## DO THIS
Starting at the first line of the data, please print exactly those lines through the one that holds "from matplotlib.ticker import", omitting every picture.
--------------------
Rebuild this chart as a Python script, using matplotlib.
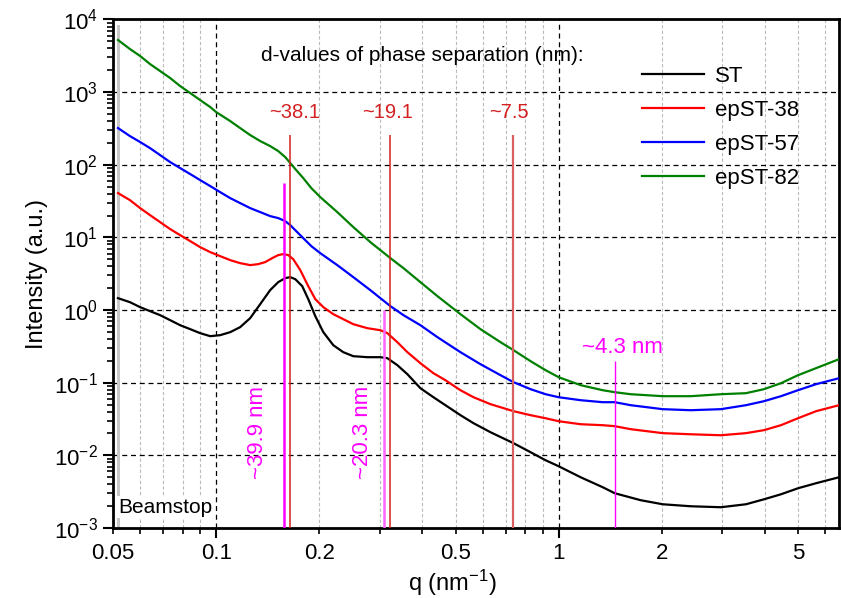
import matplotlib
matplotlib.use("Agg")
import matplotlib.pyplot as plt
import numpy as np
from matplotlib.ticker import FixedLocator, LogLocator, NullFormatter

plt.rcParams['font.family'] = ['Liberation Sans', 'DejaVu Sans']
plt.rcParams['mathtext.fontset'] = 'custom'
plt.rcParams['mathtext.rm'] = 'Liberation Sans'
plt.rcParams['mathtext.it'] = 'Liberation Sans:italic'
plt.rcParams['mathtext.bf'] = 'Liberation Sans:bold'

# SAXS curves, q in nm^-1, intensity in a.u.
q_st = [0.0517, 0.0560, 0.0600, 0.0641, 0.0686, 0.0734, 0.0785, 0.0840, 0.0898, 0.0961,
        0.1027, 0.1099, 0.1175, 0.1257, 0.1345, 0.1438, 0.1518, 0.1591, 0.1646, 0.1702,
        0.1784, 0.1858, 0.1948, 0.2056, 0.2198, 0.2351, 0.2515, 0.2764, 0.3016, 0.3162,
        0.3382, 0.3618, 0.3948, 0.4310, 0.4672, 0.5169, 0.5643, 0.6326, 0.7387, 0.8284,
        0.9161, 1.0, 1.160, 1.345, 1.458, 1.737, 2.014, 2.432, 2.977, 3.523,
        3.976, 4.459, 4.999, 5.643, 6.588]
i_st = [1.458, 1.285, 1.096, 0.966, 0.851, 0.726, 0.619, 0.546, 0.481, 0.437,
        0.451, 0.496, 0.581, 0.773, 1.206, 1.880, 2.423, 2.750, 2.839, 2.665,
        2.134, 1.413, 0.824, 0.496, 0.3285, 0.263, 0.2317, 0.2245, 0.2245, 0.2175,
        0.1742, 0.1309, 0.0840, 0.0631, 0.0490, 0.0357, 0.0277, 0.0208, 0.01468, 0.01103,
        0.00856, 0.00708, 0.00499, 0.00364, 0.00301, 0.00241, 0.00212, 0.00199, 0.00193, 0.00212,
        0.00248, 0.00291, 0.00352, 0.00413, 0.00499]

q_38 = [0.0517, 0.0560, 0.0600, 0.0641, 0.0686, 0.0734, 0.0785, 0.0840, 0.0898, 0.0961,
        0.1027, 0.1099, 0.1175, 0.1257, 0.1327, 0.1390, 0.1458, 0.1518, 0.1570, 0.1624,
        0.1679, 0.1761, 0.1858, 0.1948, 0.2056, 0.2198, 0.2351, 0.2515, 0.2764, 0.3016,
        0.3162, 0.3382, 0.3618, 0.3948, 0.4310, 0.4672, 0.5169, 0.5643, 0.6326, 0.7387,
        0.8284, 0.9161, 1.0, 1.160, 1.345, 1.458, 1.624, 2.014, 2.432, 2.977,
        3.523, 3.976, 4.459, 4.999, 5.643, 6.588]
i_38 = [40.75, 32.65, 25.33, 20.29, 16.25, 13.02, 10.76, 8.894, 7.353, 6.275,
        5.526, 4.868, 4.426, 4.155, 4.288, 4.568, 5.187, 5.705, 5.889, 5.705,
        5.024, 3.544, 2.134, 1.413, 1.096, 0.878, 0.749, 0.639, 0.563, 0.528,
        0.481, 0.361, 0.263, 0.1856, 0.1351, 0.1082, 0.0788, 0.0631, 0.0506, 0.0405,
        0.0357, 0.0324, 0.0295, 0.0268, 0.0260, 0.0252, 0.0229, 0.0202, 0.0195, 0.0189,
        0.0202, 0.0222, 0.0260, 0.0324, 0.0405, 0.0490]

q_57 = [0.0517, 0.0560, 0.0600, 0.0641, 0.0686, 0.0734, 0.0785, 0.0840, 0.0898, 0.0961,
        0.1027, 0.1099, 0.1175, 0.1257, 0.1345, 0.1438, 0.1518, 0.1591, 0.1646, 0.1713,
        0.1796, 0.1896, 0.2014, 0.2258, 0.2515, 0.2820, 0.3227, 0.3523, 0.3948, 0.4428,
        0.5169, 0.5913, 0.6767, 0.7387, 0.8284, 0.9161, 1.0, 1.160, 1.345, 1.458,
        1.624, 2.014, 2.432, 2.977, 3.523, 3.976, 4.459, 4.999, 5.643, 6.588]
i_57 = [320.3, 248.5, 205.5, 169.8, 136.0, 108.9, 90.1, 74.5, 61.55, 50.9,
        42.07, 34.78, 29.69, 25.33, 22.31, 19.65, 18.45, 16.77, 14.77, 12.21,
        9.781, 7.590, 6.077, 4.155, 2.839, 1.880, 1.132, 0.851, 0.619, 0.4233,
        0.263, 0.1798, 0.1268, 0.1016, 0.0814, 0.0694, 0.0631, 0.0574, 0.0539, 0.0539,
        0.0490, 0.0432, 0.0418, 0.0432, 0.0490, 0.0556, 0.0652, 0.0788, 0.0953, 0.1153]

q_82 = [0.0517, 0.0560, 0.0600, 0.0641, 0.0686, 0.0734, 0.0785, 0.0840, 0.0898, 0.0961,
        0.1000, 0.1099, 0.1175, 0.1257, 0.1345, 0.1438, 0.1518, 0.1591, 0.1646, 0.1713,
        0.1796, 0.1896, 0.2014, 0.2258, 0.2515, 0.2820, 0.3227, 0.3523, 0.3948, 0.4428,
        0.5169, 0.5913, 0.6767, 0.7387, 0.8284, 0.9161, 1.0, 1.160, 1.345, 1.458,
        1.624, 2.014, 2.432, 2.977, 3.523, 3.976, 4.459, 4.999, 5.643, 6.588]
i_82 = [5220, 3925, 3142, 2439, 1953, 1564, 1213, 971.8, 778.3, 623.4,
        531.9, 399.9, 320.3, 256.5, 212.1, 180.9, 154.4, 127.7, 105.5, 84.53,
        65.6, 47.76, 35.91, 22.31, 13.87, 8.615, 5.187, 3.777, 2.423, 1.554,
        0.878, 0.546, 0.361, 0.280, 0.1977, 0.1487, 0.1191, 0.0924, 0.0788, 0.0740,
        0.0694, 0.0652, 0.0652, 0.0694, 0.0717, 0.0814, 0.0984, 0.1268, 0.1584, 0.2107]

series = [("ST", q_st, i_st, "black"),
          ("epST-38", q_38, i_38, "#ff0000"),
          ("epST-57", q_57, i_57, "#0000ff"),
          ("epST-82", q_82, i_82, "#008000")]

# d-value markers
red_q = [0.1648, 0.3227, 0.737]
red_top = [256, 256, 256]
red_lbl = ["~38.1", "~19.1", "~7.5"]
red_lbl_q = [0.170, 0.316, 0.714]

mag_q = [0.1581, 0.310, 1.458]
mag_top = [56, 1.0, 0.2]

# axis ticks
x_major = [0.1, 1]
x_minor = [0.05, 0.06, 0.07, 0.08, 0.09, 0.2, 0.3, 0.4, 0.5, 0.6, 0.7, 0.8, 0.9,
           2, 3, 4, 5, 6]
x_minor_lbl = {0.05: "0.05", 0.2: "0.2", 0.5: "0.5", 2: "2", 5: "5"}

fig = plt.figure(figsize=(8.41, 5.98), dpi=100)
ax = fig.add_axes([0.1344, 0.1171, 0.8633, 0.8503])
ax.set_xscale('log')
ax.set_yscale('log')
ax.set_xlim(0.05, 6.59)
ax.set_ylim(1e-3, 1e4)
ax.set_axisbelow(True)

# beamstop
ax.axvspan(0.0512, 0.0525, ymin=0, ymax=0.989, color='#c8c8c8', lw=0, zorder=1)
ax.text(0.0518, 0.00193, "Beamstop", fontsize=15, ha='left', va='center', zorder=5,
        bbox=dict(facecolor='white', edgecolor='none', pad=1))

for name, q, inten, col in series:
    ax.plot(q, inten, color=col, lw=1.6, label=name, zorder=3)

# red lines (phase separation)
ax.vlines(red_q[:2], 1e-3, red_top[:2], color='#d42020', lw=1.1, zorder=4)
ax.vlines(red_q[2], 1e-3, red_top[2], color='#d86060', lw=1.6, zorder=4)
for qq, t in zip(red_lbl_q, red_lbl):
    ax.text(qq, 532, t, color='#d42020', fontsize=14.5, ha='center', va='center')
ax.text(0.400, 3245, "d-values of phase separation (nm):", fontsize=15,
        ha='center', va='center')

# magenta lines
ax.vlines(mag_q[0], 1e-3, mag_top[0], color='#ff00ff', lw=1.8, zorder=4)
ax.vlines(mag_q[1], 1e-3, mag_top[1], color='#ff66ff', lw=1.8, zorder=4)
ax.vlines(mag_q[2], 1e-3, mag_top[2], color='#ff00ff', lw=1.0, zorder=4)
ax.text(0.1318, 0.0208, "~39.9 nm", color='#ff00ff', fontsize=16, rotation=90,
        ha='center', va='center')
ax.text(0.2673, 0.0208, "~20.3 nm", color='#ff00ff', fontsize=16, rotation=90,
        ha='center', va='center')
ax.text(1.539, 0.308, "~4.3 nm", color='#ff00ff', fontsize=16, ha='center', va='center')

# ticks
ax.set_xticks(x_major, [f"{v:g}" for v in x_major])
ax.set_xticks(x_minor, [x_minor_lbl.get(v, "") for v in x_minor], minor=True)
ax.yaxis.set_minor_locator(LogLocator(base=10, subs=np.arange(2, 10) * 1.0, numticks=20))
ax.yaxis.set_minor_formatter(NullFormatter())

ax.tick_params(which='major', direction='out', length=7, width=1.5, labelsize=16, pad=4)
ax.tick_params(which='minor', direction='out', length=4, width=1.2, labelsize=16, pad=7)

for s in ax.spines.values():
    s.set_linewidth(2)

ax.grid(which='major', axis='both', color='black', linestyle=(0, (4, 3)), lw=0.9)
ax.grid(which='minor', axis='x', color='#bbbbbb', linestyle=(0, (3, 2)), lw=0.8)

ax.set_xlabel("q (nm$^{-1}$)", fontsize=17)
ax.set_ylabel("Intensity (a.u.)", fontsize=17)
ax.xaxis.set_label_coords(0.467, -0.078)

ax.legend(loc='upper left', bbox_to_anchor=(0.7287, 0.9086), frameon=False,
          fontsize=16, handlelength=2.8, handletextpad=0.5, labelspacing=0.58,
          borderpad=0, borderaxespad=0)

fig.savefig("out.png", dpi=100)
--------------------
## RESPONSE TO THE TASK
Rebuild this chart as a Python script, using matplotlib.
import matplotlib
matplotlib.use("Agg")
import matplotlib.pyplot as plt
import numpy as np
from matplotlib.ticker import FixedLocator, LogLocator, NullFormatter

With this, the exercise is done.